Do CMIP5 Models Skillfully Match Actual Warming?
A comparison the global mean surface temperatures (GMST) from 1970 to 2020 to the climate models from the fifth Coupled Model Inter-comparison Project (CMIP5) historical and projection shows good agreement. At first look, this appears to contradict the statement “The world has warmed significantly less than predicted by IPCC“ in CLINTEL’s ‘World Climate Declaration’. Nic Lewis published an article with the subtitle “Why matching of CMIP5 model-simulated to observed warming does not indicate model skill”. Lewis wrote that the good agreement “is perhaps unsurprising given that modelers knew when developing and tuning their models what the observed warming had been over most of this period.” Climate models on average have higher climate sensitivity than indicated by empirical observations, even when assuming that none of the observed warming was caused by the urban heat island effect or natural climate change. The set of CMIP6 climate models used for the 2021 IPCC working group 1 report are even more sensitive to increasing greenhouse gases than the CMIP5 models. The match of GMST to the climate model average would indicate model skill only if changes in the climate forcings of greenhouse gases and aerosols match the actual changes in those climate forcings. The climate forcings changes are the effect on global radiative flux at the top of the Earth’s atmosphere that causes a temperature change.

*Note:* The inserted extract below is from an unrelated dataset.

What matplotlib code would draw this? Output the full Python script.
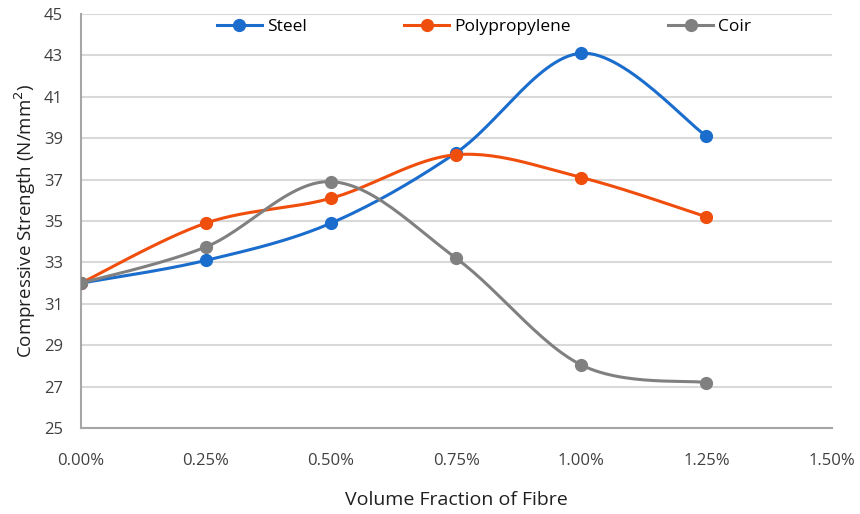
import numpy as np
import matplotlib
matplotlib.use("Agg")
import matplotlib.pyplot as plt
from matplotlib.ticker import FuncFormatter

plt.rcParams["font.family"] = ["Open Sans", "DejaVu Sans"]

fraction = [0.00, 0.25, 0.50, 0.75, 1.00, 1.25]
steel = [32.0, 33.1, 34.9, 38.3, 43.1, 39.1]
polypropylene = [32.0, 34.9, 36.1, 38.2, 37.1, 35.2]
coir = [32.0, 33.75, 36.9, 33.2, 28.05, 27.2]
series = [("Steel", steel, "#1a6dcc"),
          ("Polypropylene", polypropylene, "#f04e0c"),
          ("Coir", coir, "#808080")]


def smooth(x, y, n=30):
    # Excel-style smoothed line: cubic Bezier through points (Catmull-Rom tangents)
    x = np.asarray(x, float); y = np.asarray(y, float)
    px = np.concatenate([[x[0]], x, [x[-1]]]); py = np.concatenate([[y[0]], y, [y[-1]]])
    xs, ys = [], []
    t = np.linspace(0, 1, n)
    for i in range(1, len(px) - 2):
        p0 = np.array([px[i], py[i]]); p3 = np.array([px[i + 1], py[i + 1]])
        p1 = p0 + (np.array([px[i + 1], py[i + 1]]) - np.array([px[i - 1], py[i - 1]])) / 6
        p2 = p3 - (np.array([px[i + 2], py[i + 2]]) - np.array([px[i], py[i]])) / 6
        b = ((1 - t) ** 3)[:, None] * p0 + (3 * (1 - t) ** 2 * t)[:, None] * p1 \
            + (3 * (1 - t) * t ** 2)[:, None] * p2 + (t ** 3)[:, None] * p3
        xs.extend(b[:, 0]); ys.extend(b[:, 1])
    return xs, ys


fig = plt.figure(figsize=(8.6, 5.14), dpi=100)
ax = fig.add_axes([0.094, 0.167, 0.873, 0.806])

for name, vals, col in series:
    sx, sy = smooth(fraction, vals)
    ax.plot(sx, sy, color=col, lw=2.2, zorder=3)
    ax.plot(fraction, vals, "o", color=col, ms=8.5, zorder=4)
    ax.plot([], [], "-o", color=col, lw=2.2, ms=8.5, label=name)

ax.set_xlim(0, 1.5)
ax.set_ylim(25, 45)
ax.set_xticks(np.arange(0, 1.51, 0.25))
ax.set_yticks(np.arange(25, 46, 2))
ax.xaxis.set_major_formatter(FuncFormatter(lambda v, p: f"{v:.2f}%"))
ax.grid(axis="y", color="#d9d9d9", lw=1.5)
ax.set_axisbelow(True)
for s in ["top", "right"]:
    ax.spines[s].set_visible(False)
for s in ["left", "bottom"]:
    ax.spines[s].set_color("#a6a6a6"); ax.spines[s].set_linewidth(1.5)
ax.tick_params(length=0, labelsize=12, colors="#404040")
ax.tick_params(axis="x", pad=18)
ax.tick_params(axis="y", pad=13)
ax.set_xlabel("Volume Fraction of Fibre", fontsize=14, color="#202020", labelpad=16)
ax.set_ylabel("Compressive Strength (N/mm$^2$)", fontsize=13.5, color="#202020", labelpad=4)

ax.legend(loc="upper center", bbox_to_anchor=(0.537, 1.025), ncol=3, frameon=False,
          fontsize=12.5, columnspacing=5.6, handlelength=2.6, handletextpad=0.3)

fig.savefig("out.png", dpi=100)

Lewis compares the effective radiative forcing (ERF) given in Annex III of the IPCC AR6 report to that used in the climate models over 1970-2020. From 1970 to 1988 the models’ ERF was too high, and after 2007 it was too low. The linear trend change of the actual ERF over the period was 2.66 W/m2 while that of the climate models was 1.92 W/m2. That is, the models used only 72% of the actual climate forcing to fudge the surface temperatures to roughly match the observed warming. Based on the first and last decade, the ratio of actual to model forcing is 1.46. The discrepancy is largely due to the models’ incorrect aerosol forcing both before 1988 and after 2007. The models’ over-sensitivity was canceled out by increasing the ERF much less than the IPCC estimated ERF increase.